With eFPGA technology, it is possible to take commonly used functions that would otherwise be deployed in standalone ASICs and implement them in custom hardware for higher performance and density. For ML applications those functions may be dedicated processor arrays for convolution kernels or max-pooling calculations. By combining programmable logic and custom logic on the same IC, large power savings can be made by avoiding the need to transfer data off chip.
eFPGA technology has one other key advantage in the cloudlet/edge-computing environment, containers and virtualization provide effective support for secure operation in the core cloud because these systems can take advantage of good physical security. Devices on the edge of the network require greater levels of hardware protection as it is far easier for attackers to break into the enclosure and tamper with systems sitting in roadside cabinets or service rooms.

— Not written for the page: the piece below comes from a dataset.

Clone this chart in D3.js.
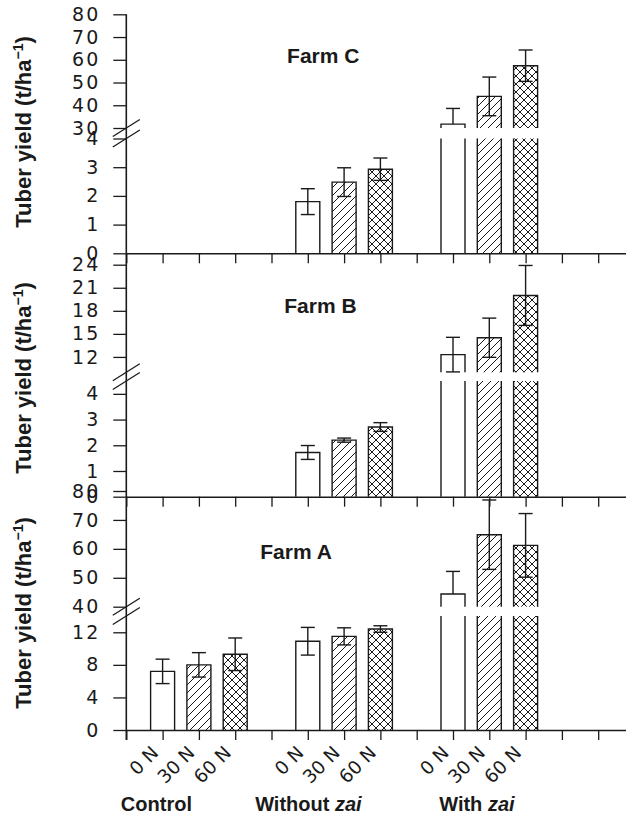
<!DOCTYPE html>
<html><head><meta charset="utf-8">
<script src="https://cdn.jsdelivr.net/npm/d3@7"></script>
<style>body{margin:0;background:#fff}</style>
</head><body>
<svg id="chart" width="626" height="815"></svg>
<script>
// ---------- data ----------
const treatments = ["0 N", "30 N", "60 N"];
const groups = ["Control", "Without", "With"];
// order: Control(0,30,60), Without zai(0,30,60), With zai(0,30,60)
const farmCValues = [null, null, null, 1.80, 2.48, 2.93, 31.7, 43.9, 57.4];
const farmCErrors = [null, null, null, 0.45, 0.50, 0.39, 6.9, 8.5, 6.9];
const farmBValues = [null, null, null, 1.72, 2.20, 2.71, 12.3, 14.5, 20.0];
const farmBErrors = [null, null, null, 0.27, 0.08, 0.17, 2.25, 2.55, 3.9];
const farmAValues = [7.2, 8.0, 9.3, 10.9, 11.5, 12.4, 44.4, 64.9, 61.2];
const farmAErrors = [1.5, 1.5, 2.0, 1.7, 1.05, 0.4, 7.8, 12.0, 11.0];
const farmCLowerTicks = [0, 1, 2, 3, 4];
const farmCUpperTicks = [30, 40, 50, 60, 70, 80];
const farmBLowerTicks = [0, 1, 2, 3, 4];
const farmBUpperTicks = [12, 15, 18, 21, 24];
const farmALowerTicks = [0, 4, 8, 12];
const farmAUpperTicks = [40, 50, 60, 70, 80];

// ---------- layout ----------
const ink = "#1a1a1a";
const bw = 24;
const panels = [
  {name: "Farm C", values: farmCValues, errors: farmCErrors, lowerDomain: [0, 4], upperDomain: [30, 80],
   lowerTicks: farmCLowerTicks, upperTicks: farmCUpperTicks,
   base: 253.3, lowerTop: 138.5, upperBottom: 128, upperTop: 14.3, label: [4.43, 62.7], titleY: 132},
  {name: "Farm B", values: farmBValues, errors: farmBErrors, lowerDomain: [0, 4.5], upperDomain: [10, 24],
   lowerTicks: farmBLowerTicks, upperTicks: farmBUpperTicks,
   base: 496.7, lowerTop: 381, upperBottom: 372.3, upperTop: 264.7, label: [4.35, 312.7], titleY: 378},
  {name: "Farm A", values: farmAValues, errors: farmAErrors, lowerDomain: [0, 14], upperDomain: [40, 80],
   lowerTicks: farmALowerTicks, upperTicks: farmAUpperTicks,
   base: 730, lowerTop: 616, upperBottom: 606.7, upperTop: 491, label: [3.69, 559.3], titleY: 613}
];

const svg = d3.select("#chart");
const x = d3.scaleLinear().domain([0, 14]).range([126.3, 634.5]);

// patterns
const defs = svg.append("defs");
function pattern(id, d) {
  const p = defs.append("pattern").attr("id", id).attr("patternUnits", "userSpaceOnUse")
    .attr("width", 8).attr("height", 8);
  p.append("rect").attr("width", 8).attr("height", 8).attr("fill", "#fff");
  p.append("path").attr("d", d).attr("stroke", ink).attr("stroke-width", 1).attr("fill", "none");
}
pattern("diag", "M-2,2L2,-2M0,8L8,0M6,10L10,6");
pattern("cross", "M-2,2L2,-2M0,8L8,0M6,10L10,6M-2,6L2,10M0,0L8,8M6,-2L10,2");
const fills = ["#fff", "url(#diag)", "url(#cross)"];

function segment(g, x0, x1, yb, yt, fill, top) {
  g.append("rect").attr("x", x0).attr("y", yt).attr("width", x1 - x0).attr("height", yb - yt).attr("fill", fill);
  const d = top ? `M${x0},${yb}V${yt}H${x1}V${yb}` : `M${x0},${yb}V${yt}M${x1},${yt}V${yb}`;
  g.append("path").attr("d", d).attr("fill", "none").attr("stroke", ink).attr("stroke-width", 1.4);
}

panels.forEach(p => {
  const yL = d3.scaleLinear().domain(p.lowerDomain).range([p.base, p.lowerTop]);
  const yU = d3.scaleLinear().domain(p.upperDomain).range([p.upperBottom, p.upperTop]);
  const g = svg.append("g");

  // bars
  p.values.forEach((v, i) => {
    if (v == null) return;
    const t = i % 3, grp = Math.floor(i / 3);
    const cx = x(grp * 4 + t + 1), x0 = cx - bw / 2, x1 = cx + bw / 2;
    let s, dmin;
    if (v <= p.lowerDomain[1]) {
      segment(g, x0, x1, yL(0), yL(v), fills[t], true);
      s = yL; dmin = p.lowerDomain[0];
    } else {
      segment(g, x0, x1, yL(0), yL(p.lowerDomain[1]), fills[t], false);
      segment(g, x0, x1, yU(p.upperDomain[0]), yU(v), fills[t], true);
      s = yU; dmin = p.upperDomain[0];
    }
    const e = p.errors[i], hi = v + e, lo = v - e;
    const eg = g.append("g").attr("stroke", ink).attr("stroke-width", 1.4);
    const from = lo < dmin ? v : lo;
    eg.append("line").attr("x1", cx).attr("x2", cx).attr("y1", s(from)).attr("y2", s(hi));
    eg.append("line").attr("x1", cx - 7).attr("x2", cx + 7).attr("y1", s(hi)).attr("y2", s(hi));
    if (lo >= dmin) eg.append("line").attr("x1", cx - 7).attr("x2", cx + 7).attr("y1", s(lo)).attr("y2", s(lo));
  });

  // y ticks
  [[yL, p.lowerTicks], [yU, p.upperTicks]].forEach(([s, t]) => {
    const ax = g.append("g").attr("transform", `translate(${x(0)},0)`)
      .call(d3.axisLeft(s).tickValues(t).tickSize(13).tickPadding(15).tickFormat(d3.format("d")));
    ax.select(".domain").remove();
    ax.selectAll("line").attr("stroke", ink).attr("stroke-width", 1.3);
    ax.selectAll("text").attr("font-family", "DejaVu Sans").attr("font-size", 19)
      .attr("letter-spacing", 2).attr("dx", 2).attr("fill", ink);
  });

  // x axis
  const xa = g.append("g").attr("transform", `translate(0,${p.base})`)
    .call(d3.axisBottom(x).tickValues(d3.range(0, 14)).tickSize(10).tickSizeOuter(0).tickFormat(""));
  xa.select(".domain").attr("stroke", ink).attr("stroke-width", 1.6);
  xa.selectAll("line").attr("stroke", ink).attr("stroke-width", 1.3);

  // break marks
  [p.upperBottom, p.lowerTop].forEach(yc => {
    g.append("line").attr("x1", x(0) - 13.5).attr("y1", yc + 8.5).attr("x2", x(0) + 13.5).attr("y2", yc - 8.5)
      .attr("stroke", ink).attr("stroke-width", 1.3);
  });

  // farm label
  g.append("text").attr("x", x(p.label[0])).attr("y", p.label[1]).text(p.name)
    .attr("font-family", "Liberation Sans, Arial, sans-serif").attr("font-weight", "bold")
    .attr("font-size", 21).attr("fill", ink);

  // y title
  const tt = g.append("text").attr("transform", `translate(31,${p.titleY}) rotate(-90)`)
    .attr("text-anchor", "middle").attr("font-family", "Liberation Sans, Arial, sans-serif")
    .attr("font-weight", "bold").attr("font-size", 22).attr("fill", ink);
  tt.append("tspan").text("Tuber yield (t/ha");
  tt.append("tspan").text("\u22121").attr("font-size", 14).attr("dy", -8);
  tt.append("tspan").text(")").attr("dy", 8);
});

// y axis line
svg.append("line").attr("x1", x(0)).attr("x2", x(0))
  .attr("y1", panels[0].upperTop).attr("y2", panels[2].base + 10)
  .attr("stroke", ink).attr("stroke-width", 1.6);

// x tick labels under Farm A
const pa = panels[2];
farmAValues.forEach((v, i) => {
  const t = i % 3, grp = Math.floor(i / 3);
  const cx = x(grp * 4 + t + 1);
  svg.append("text").attr("transform", `translate(${cx - 3},${pa.base + 24}) rotate(-45)`)
    .attr("text-anchor", "end").attr("font-family", "DejaVu Sans").attr("font-size", 18.5)
    .attr("fill", ink).text(treatments[t]);
});

// group labels
const groupStart = [-0.15, 3.55, 8.62];
groups.forEach((name, k) => {
  const t = svg.append("text").attr("x", x(groupStart[k])).attr("y", 811)
    .attr("font-family", "Liberation Sans, Arial, sans-serif").attr("font-weight", "bold")
    .attr("font-size", 20).attr("fill", ink);
  t.append("tspan").text(name);
  if (k > 0) t.append("tspan").text(" zai").attr("font-style", "italic");
});
</script>
</body></html>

The edge-computing systems will also have less support from administrators who can monitor server behaviour and look for evidence of network-based intrusion, such as the uploading of malicious workloads that try to perform side-channel attacks.
Having both security and programmable logic integrated on-chip makes it extremely difficult if not impossible for an attacker with physical access to the system to eavesdrop on communications. With integrated CPUs, the compute functionality of entire services can be isolated to the eFPGA limiting the amount of information sent off chip. Communications with other services can be performed using strong encryption facilities baked into the hardwired logic. As a result, the embedded FPGA concept supports a strong security architecture suitable for the needs of edge computing.
Hardware flexibility with the security and performance guarantees of hardwired custom circuits makes the eFPGA a vital technology for edge computing and cloudlets. The journey towards edge computing is just beginning. The pull of data towards the growing base of real-time applications on the edge makes outflow from the cloud inevitable.